Khalid is married to a dark-skinned Kenyan-Somali Muslim woman. One day, while eating at a posh restaurant with his wife, he said, a bevy of Egyptian women accosted him and said to him in Arabic, “Don't you know better? How dare you bring a woman like that into a place like this?"

The second thing that struck me in the article is the public ridicule that Egyptians habitually subject dark-skinned people to. One way they do this, according to him, is to gratuitously ask black Africans what time of the day it is. When they look at their wrists to tell the time, the Egyptians would laugh boisterously and then vamoose. “This was apparently done so that the sub-Saharan Africans would look down and be reminded of their dark-skinned wrists, where their watches might be,” Khalid wrote.

While in Egypt, Khalid came across a group of northern Nigerians studying in various Egyptian universities. They shared with him their heart-breaking experiences of racial oppression. I am going to allow his narration to run without my intervention:

“‘I learned something much different from what I believed,” said Bala, a native of northern Nigeria and a graduate student at the American University in Cairo, who lived in Egypt for six years. “I thought [the Arabs] were our brothers in Islam, but they don't bother about that when you're black. ... They pretend that you are a brother in Islam, but this is different from what they hold in their hearts and in their minds.’

“He told me that for many Muslims from sub-Saharan Africa, the spiritual solidarity with Egyptian Muslims was misplaced. ‘I was coming out of masjid [mosque] in a place called Dar-el-Malik,’ Bala said. ‘So we used to say “Salaam” to one another when we came out of salat [prayer]. There was one child, called Mohamed, and we were used to shaking hands with him. And one day, I came out to shake his hand and he refused. He told me his father told him never to shake hands with a Sudani -- that is black. So he is telling me his father told him he cannot say, 'Salaam,' to any [Africans].’
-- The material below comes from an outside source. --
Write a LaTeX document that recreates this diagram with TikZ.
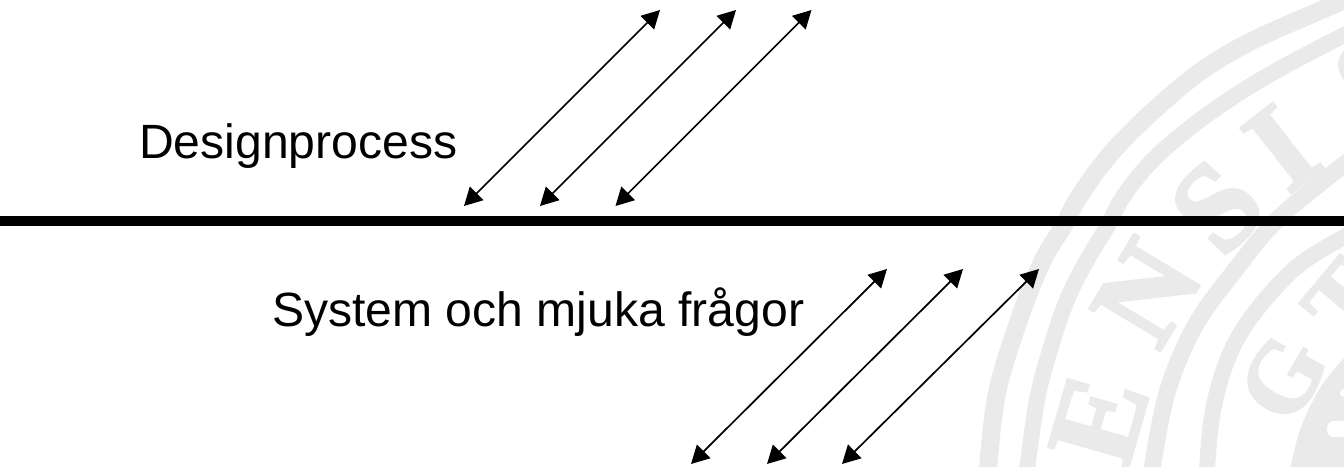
\documentclass[tikz,border=0pt]{standalone}
\usepackage{fontspec}
\setmainfont{Liberation Sans}
\newfontfamily\sealfont[FakeBold=2.5]{Liberation Serif Bold}
\usetikzlibrary{arrows.meta}
\definecolor{sealgray}{HTML}{EAEAEA}
\tikzset{
  biarrow/.style={line width=1.7pt,draw=black,{Triangle[length=18pt,width=19pt]}-{Triangle[length=18pt,width=19pt]}},
  barline/.style={line width=10.5pt,draw=black},
  label/.style={inner sep=0pt,anchor=base west,font=\fontsize{48.1}{52}\selectfont,text=black},
  ring/.style={draw=sealgray,line cap=butt,line join=round},
  sealletter/.style={inner sep=0pt,text=sealgray,font=\sealfont\fontsize{125}{130}\selectfont},
  innerletter/.style={inner sep=0pt,text=sealgray,font=\sealfont\fontsize{100}{110}\selectfont},
}
\begin{document}
\begin{tikzpicture}[x=1pt,y=-1pt]
\useasboundingbox (0,0) rectangle (1344,466);
\fill[white] (0,0) rectangle (1344,466);
\begin{scope}
\clip (0,0) rectangle (1344,466);
% rings
\draw[ring,line width=18pt] plot[smooth,tension=0.6] coordinates {(1345,-2) (1333,5) (1260,37) (1213,63) (1177,90) (1133,130) (1103,163) (1077,200) (1063,227) (1043,260) (1020,317) (997,393) (988,470)};
\draw[ring,line width=16pt] plot[smooth,tension=0.6] coordinates {(1350,32) (1283,67) (1233,97) (1187,130) (1150,163) (1123,197) (1107,227) (1087,260) (1067,300) (1050,350) (1037,400) (1027,470)};
\draw[ring,line width=17pt] plot[smooth,tension=0.6] coordinates {(1350,160) (1280,217) (1236,269) (1195,326) (1167,393) (1152,470)};
\draw[ring,line width=16pt] plot[smooth,tension=0.6] coordinates {(1350,234) (1307,259) (1277,286) (1245,326) (1225,366) (1212,416) (1207,470)};
% inner gray mass at the lower right corner
\fill[sealgray] plot[smooth,tension=0.6] coordinates {(1290,470) (1300,430) (1320,388) (1344,358)} -- (1350,358) -- (1350,470) -- cycle;
\fill[white,rounded corners=7pt] (1327,421) rectangle (1350,437);
\fill[white] (1344,393) circle[radius=4];
\node[sealletter,rotate=74] (lE) at (1099,420) {E};
\node[sealletter,rotate=59] (lN) at (1147,293) {N};
\node[sealletter,rotate=47] (lS) at (1217,207) {S};
\node[sealletter,rotate=38] (lI) at (1282,148) {I};
\node[sealletter,rotate=27] (lS2) at (1376,80) {S};
\node[innerletter,rotate=60] (lG) at (1283,378) {G};
\node[innerletter,rotate=50] (lT) at (1345,300) {T};
\end{scope}
\coordinate (a1) at (464,206); \coordinate (b1) at (660,10);
\coordinate (a2) at (540,206); \coordinate (b2) at (736,10);
\coordinate (a3) at (615.5,206); \coordinate (b3) at (811.5,10);
\coordinate (c1) at (691,464); \coordinate (d1) at (887,269);
\coordinate (c2) at (767,464); \coordinate (d2) at (963,269);
\coordinate (c3) at (842,464); \coordinate (d3) at (1039,269);
\draw[biarrow] (a1) -- (b1);
\draw[biarrow] (a2) -- (b2);
\draw[biarrow] (a3) -- (b3);
\draw[biarrow] (c1) -- (d1);
\draw[biarrow] (c2) -- (d2);
\draw[biarrow] (c3) -- (d3);
\coordinate (barL) at (0,221);
\coordinate (barR) at (1344,221);
\draw[barline] (barL) -- (barR);
\node[label] (design) at (139,158) {Designprocess};
\node[label] (system) at (272,326) {System och mjuka frågor};
\end{tikzpicture}
\end{document}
“Through Bala, I met other African students, including some who were studying at al-Azhar University, with the hope of returning to their native lands as imams and religious scholars. Some of the students told me that they experienced racism within al-Azhar to such an extent that they eventually renounced their vows as Muslims.”

Don’t even get me started on the indigenous black population in Egypt, the Nubians, who have lived in that country thousands of years before Arabs invaded the place in the 8th century. The Nubians have literally and figuratively been pushed to the margins of the Egyptian society and rendered invisible.

So why should I celebrate Mubarak’s overthrow when people who look like me will never benefit from the gains of the revolt—if there ever will be any?